Tripathi, Venugopalan & West (2010) consider a sequence of "subrealizations", graphs whose degrees are upper bounded by the given degree sequence. They show that, if G is a subrealization, and i is the smallest index of a vertex in G whose degree is not equal to d_{i}, then G may be modified in a way that produces another subrealization, increasing the degree of vertex i without changing the degrees of the earlier vertices in the sequence. Repeated steps of this kind must eventually reach a realization of the given sequence, proving the theorem.

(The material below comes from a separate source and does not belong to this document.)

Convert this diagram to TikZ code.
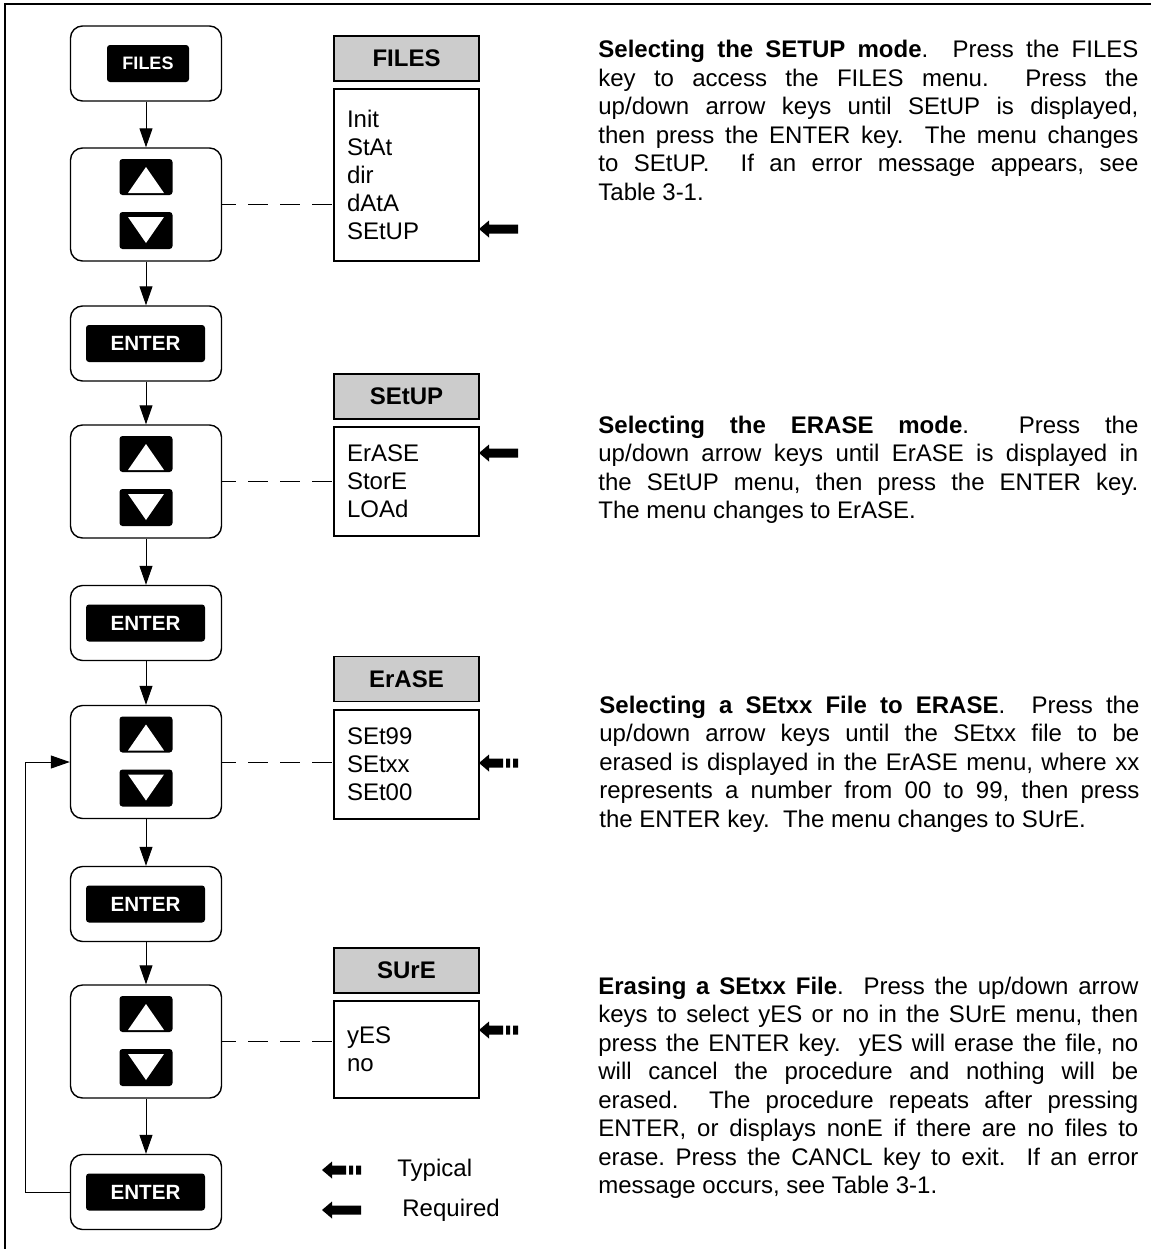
\documentclass[tikz,border=0pt]{standalone}
\usepackage{fontspec}
\setmainfont{Liberation Sans}
\setsansfont{Liberation Sans}
\usetikzlibrary{arrows.meta}
\definecolor{headgray}{RGB}{204,204,204}

% selection markers (tip at #1, pointing left)
\newcommand{\reqmark}[1]{%
  \fill[shift={(#1)}] (0,0) -- (10,-8.5) -- (10,-4.5) -- (39,-4.5) -- (39,4.5)
    -- (10,4.5) -- (10,8.5) -- cycle;}
\newcommand{\typmark}[1]{%
  \fill[shift={(#1)}] (0,0) -- (10,-8.5) -- (10,-4.5) -- (24,-4.5) -- (24,4.5)
    -- (10,4.5) -- (10,8.5) -- cycle;
  \fill[shift={(#1)}] (27,-4.5) rectangle (31,4.5) (34,-4.5) rectangle (39,4.5);}

\begin{document}
\begin{tikzpicture}[x=0.5pt,y=-0.5pt,font=\fontsize{12}{14.25}\selectfont,
  keybox/.style={draw,line width=0.7pt,rounded corners=6pt,minimum width=75.5pt,
                 minimum height=37.5pt,inner sep=0pt},
  padbox/.style={keybox,minimum height=56.5pt},
  keycap/.style={fill=black,text=white,rounded corners=1.5pt,minimum height=18.5pt,
                 inner sep=0pt,font=\fontsize{10.3}{12}\selectfont\bfseries},
  menuhead/.style={draw,fill=headgray,line width=0.6pt,minimum width=72.5pt,
                 minimum height=22.5pt,inner sep=0pt,font=\fontsize{12}{14}\selectfont\bfseries},
  menulist/.style={draw,line width=0.6pt,text width=59.5pt,inner xsep=6.5pt,
                 inner ysep=0pt,align=left,font=\fontsize{12}{14}\selectfont},
  para/.style={anchor=north west,text width=270pt,inner sep=0pt,align=justify,
                 font=\fontsize{12}{14.25}\selectfont\frenchspacing},
  lbl/.style={anchor=west,inner sep=0pt},
  arr/.style={-{Triangle[length=9.5pt,width=6.5pt]},line width=0.5pt},
  link/.style={line width=0.5pt,dash pattern=on 10pt off 6pt,dash phase=3pt}]
  \useasboundingbox (0,0) rectangle (1151,1249);
  \draw[line width=1pt] (5,1249) -- (5,4) -- (1151,4);

  % keys
  \node[keybox] (fkey) at (146,63.5) {};
  \node[keycap,minimum width=41pt,font=\fontsize{9}{11}\selectfont\bfseries] (fcap) at (148,63.5) {FILES};
  \foreach \n/\y in {ent1/343.5,ent2/623,ent3/904,ent4/1192} {
    \node[keybox] (\n) at (146,\y) {};
    \node[keycap,minimum width=59.5pt] (\n-cap) at (145.5,\y) {ENTER};
  }
  \foreach \n/\y in {ud1/204.5,ud2/481.5,ud3/762,ud4/1041.5} {
    \node[padbox] (\n) at (146,\y) {};
    \fill[rounded corners=1.5pt] (119.5,\y-45.5) rectangle (172.5,\y-9.5);
    \fill[rounded corners=1.5pt] (119.5,\y+7.5) rectangle (172.5,\y+44.5);
    \fill[white] (128,\y-11.5) -- (164,\y-11.5) -- (146,\y-37.5) -- cycle;
    \fill[white] (128,\y+12.5) -- (164,\y+12.5) -- (146,\y+38.5) -- cycle;
  }
  \foreach \a/\b in {fkey/ud1,ud1/ent1,ent1/ud2,ud2/ent2,ent2/ud3,ud3/ent3,ent3/ud4,ud4/ent4}
    \draw[arr] (\a) -- (\b);
  \draw[arr] (ent4.west) -- ++(-44,0) |- (ud3.west);

  % menus
  \node[menuhead] (fhead) at (406.5,58.5) {FILES};
  \node[menulist,minimum height=86pt] (flist) at (406.5,175) {Init\\StAt\\dir\\dAtA\\SEtUP};
  \node[menuhead] (shead) at (406.5,396.5) {SEtUP};
  \node[menulist,minimum height=54.5pt] (slist) at (406.5,481.5) {ErASE\\StorE\\LOAd};
  \node[menuhead] (ehead) at (406.5,679) {ErASE};
  \node[menulist,minimum height=54.5pt] (elist) at (406.5,764.5) {SEt99\\SEtxx\\SEt00};
  \node[menuhead] (uhead) at (406.5,970.5) {SUrE};
  \node[menulist,minimum height=48.5pt] (ulist) at (406.5,1049.5) {yES\\no};
  \draw[link] (ud1.east) -- (flist.west |- ud1.east);
  \draw[link] (ud2.east) -- (slist.west |- ud2.east);
  \draw[link] (ud3.east) -- (elist.west |- ud3.east);
  \draw[link] (ud4.east) -- (ulist.west |- ud4.east);
  \reqmark{479,229}
  \reqmark{479,453}
  \typmark{479,763}
  \typmark{479,1030}

  % legend
  \typmark{322,1170}
  \node[lbl] (typlbl) at (397,1170) {Typical};
  \reqmark{322,1210}
  \node[lbl] (reqlbl) at (402,1210) {Required};

  % descriptions
  \node[para] (p1) at (598,40) {\textbf{Selecting the SETUP mode}.~ Press the FILES\linebreak
    key to access the FILES menu.~ Press the\linebreak
    up/down arrow keys until SEtUP is displayed,\linebreak
    then press the ENTER key.~ The menu changes\linebreak
    to SEtUP.~ If an error message appears, see\linebreak
    Table 3-1.};
  \node[para] (p2) at (598,415.5) {\textbf{Selecting the ERASE mode}.~ Press the\linebreak
    up/down arrow keys until ErASE is displayed in\linebreak
    the SEtUP menu, then press the ENTER key.\linebreak
    The menu changes to ErASE.};
  \node[para] (p3) at (599,695.5) {\textbf{Selecting a SEtxx File to ERASE}.~ Press the\linebreak
    up/down arrow keys until the SEtxx file to be\linebreak
    erased is displayed in the ErASE menu, where xx\linebreak
    represents a number from 00 to 99, then press\linebreak
    the ENTER key.~ The menu changes to SUrE.};
  \node[para] (p4) at (598,976.5) {\textbf{Erasing a SEtxx File}.~ Press the up/down arrow\linebreak
    keys to select yES or no in the SUrE menu, then\linebreak
    press the ENTER key.~ yES will erase the file, no\linebreak
    will cancel the procedure and nothing will be\linebreak
    erased.~ The procedure repeats after pressing\linebreak
    ENTER, or displays nonE if there are no files to\linebreak
    erase. Press the CANCL key to exit.~ If an error\linebreak
    message occurs, see Table 3-1.};
\end{tikzpicture}
\end{document}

==Relation to integer partitions==
Aigner & Triesch (1994) describe close connections between the Erdős–Gallai theorem and the theory of integer partitions.
Let $m=\sum d_i$; then the sorted integer sequences summing to $m$ may be interpreted as the partitions of $m$. Under majorization of their prefix sums, the partitions form a lattice, in which the minimal change between an individual partition and another partition lower in the partition order is to subtract one from one of the numbers $d_i$ and add it to a number $d_{j}$ that is smaller by at least two ($d_{j}$ could be zero). As Aigner and Triesch show, this operation preserves the property of being graphic, so to prove the Erdős–Gallai theorem it suffices to characterize the graphic sequences that are maximal in this majorization order. They provide such a characterization, in terms of the Ferrers diagrams of the corresponding partitions, and show that it is equivalent to the Erdős–Gallai theorem.

==Graphic sequences for other types of graph==
Similar theorems describe the degree sequences of simple directed graphs, simple directed graphs with loops, and simple bipartite graphs (Berger 2012). The first problem is characterized by the Fulkerson–Chen–Anstee theorem. The latter two cases, which are equivalent, are characterized by the Gale–Ryser theorem.

==Stronger version==
Tripathi & Vijay (2003) proved that it suffices to consider the $k$th inequality such that $1 \leq k < n$ with $d_k > d_{k+1}$ and for $k = n$. Barrus, Hartke, Jao & West (2012) restrict the set of inequalities for graphs in an opposite thrust. If an even-summed positive sequence $d$ has no repeated entries other than the maximum and the minimum (and the length exceeds
the largest entry), then it suffices to check only the $l$th inequality, where $l = \max\{k \mid d_k \geq k\}$.

==Generalization==
A finite sequences of nonnegative integers $(d_1,\cdots,d_n)$ with $d_1 \geq \cdots \geq d_n$ is graphic if $\sum_{i=1}^{n}d_i$ is even and there exists a sequence $(c_1,\cdots,c_n)$ that is graphic and majorizes $(d_1,\cdots,d_n)$. This result was given by Aigner & Triesch (1994). Mahadev & Peled (1995) reinvented it and gave a more direct proof.